この試験の主要評価項目は、CMVのDNA濃度が定量検出限界以下(投与8週時にCOBAS AmpliPrep/COBAS TaqMan CMV testで測定したCMVのDNA濃度137 IU/mL未満)と定義した。
maribavir投与群の全グレード10%以上の確率で最もよくみられた有害事象は、味覚異常、悪心、下痢、嘔吐、および疲労であった。
治験薬の投与中止に至った有害事象の発現率はLIVTENCITY 投与群と比較しIAT群で高く、それぞれ32%(n=37/116)と13%(31/234)であった。
味覚異常(46%, n=108/234)は概ね軽微で、maribavirの投与中止に至った患者はまれであった(1%)。
また、患者の37%は投与継続中に回復した(期間中央値:43日、範囲:7~59日)。投与中止後も味覚異常が持続していた患者においても、89%で回復した。投与中止後に症状が回復した患者における投与中止後の症状持続期間中央値は6日(範囲:2~85日)であった。
全死亡率は各投与群で同程度であった(LIVTENCITY投与群11% n=27/235;IAT群:11% n=13/117)。
◆U.S. ビジネスユニット&グローバル ポートフォリオ コマーシャライゼーションプレジデントのラモナ・セケイラ氏のコメント
移植後の抵抗性の有無に関わらず難治性を示すCMVの患者さん達はとても脆弱で十分な治療が提供されていない。そのような患者さんに対する最初で唯一の治療が承認された今回の発表は、移植後のCMV感染症の管理を再定義するものとなる。

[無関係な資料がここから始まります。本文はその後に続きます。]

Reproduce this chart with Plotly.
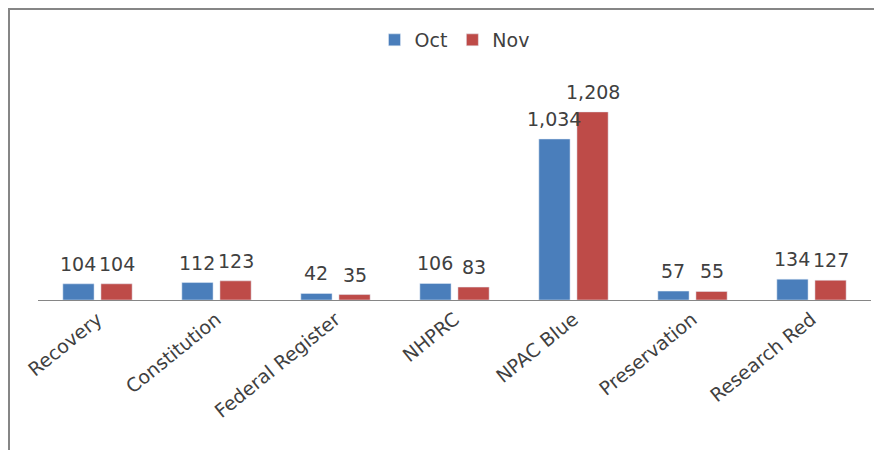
import plotly.graph_objects as go

# Data
categories = ["Recovery", "Constitution", "Federal Register", "NHPRC",
              "NPAC Blue", "Preservation", "Research Red"]
oct_values = [104, 112, 42, 106, 1034, 57, 134]
nov_values = [104, 123, 35, 83, 1208, 55, 127]

# the page body adds 8px around the figure
W, H = 874, 442
L, R, T, B = 30, 11, 74, 150
pw = W - L - R
ph = H - T - B
BARGAP = 0.36

font = "DejaVu Sans, sans-serif"
txt = "#404040"

fig = go.Figure()
fig.add_trace(go.Bar(x=categories, y=oct_values, name="Oct", marker_color="#4A7EBB"))
fig.add_trace(go.Bar(x=categories, y=nov_values, name="Nov", marker_color="#BE4B48"))

# value labels as annotations so they sit on top of the neighbouring bar
shift = pw / len(categories) * (1 - BARGAP) / 4
for vals, dx in ((oct_values, -shift), (nov_values, shift)):
    for c, v in zip(categories, vals):
        fig.add_annotation(x=c, y=v, text=f"{v:,}", showarrow=False, xshift=dx,
                           yanchor="bottom", yshift=7,
                           font=dict(size=19, color=txt, family=font))


def px_x(p):
    return (p - L) / pw


def px_y(p):
    return (H - B - p) / ph


# outer frame (top and left edges)
frame = dict(type="line", xref="paper", yref="paper", line=dict(color="#868686", width=2))
fig.add_shape(**frame, x0=px_x(0), x1=px_x(W + 10), y0=px_y(1), y1=px_y(1))
fig.add_shape(**frame, x0=px_x(1), x1=px_x(1), y0=px_y(0), y1=px_y(H + 10))

fig.update_layout(
    width=W, height=H,
    margin=dict(l=L, r=R, t=T, b=B),
    paper_bgcolor="white", plot_bgcolor="white",
    barmode="group", bargap=BARGAP, bargroupgap=0.18,
    font=dict(family=font, color=txt),
    legend=dict(orientation="h", x=0.5, xanchor="center", y=px_y(32), yanchor="middle",
                font=dict(size=19, color=txt), itemwidth=30, traceorder="normal"),
    xaxis=dict(tickangle=-39, tickfont=dict(size=19, color=txt), showline=True,
               linecolor="#868686", linewidth=1, ticks="", showgrid=False),
    yaxis=dict(range=[0, 1400], visible=False, showgrid=False),
)

fig.write_html("out.html")
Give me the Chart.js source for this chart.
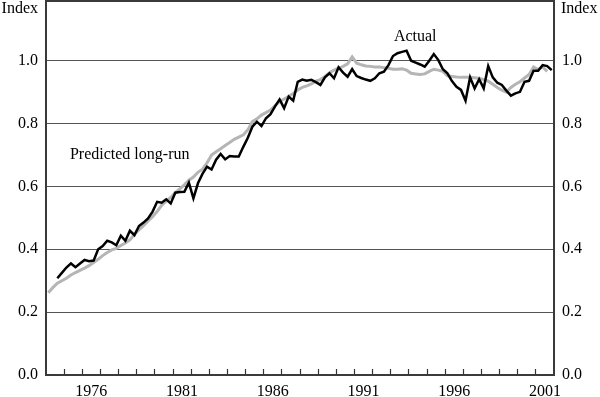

移植を受ける患者さんは、長く複雑な過程を経ていく。この治療の承認により、こうした患者さんにCMV感染/感染症と闘うための新たな経口抗ウイルス薬をお届けできることを大変光栄に思う。
◆Department of Infectious Diseases教授のRoy F. Chemaly M.D.氏のコメント
FDAによるLIVTENCITYの承認は、移植後のCMV治療において大きな前進となるもので、深刻な状態を引き起こす可能性のある日和見感染症の患者さんに新しい治療選択肢をもたらす。
臨床試験の投与8週終了時の主要評価項目の達成により、LIVTENCITYが既存の抗ウイルス療法よりも統計学的に優れていることが示された。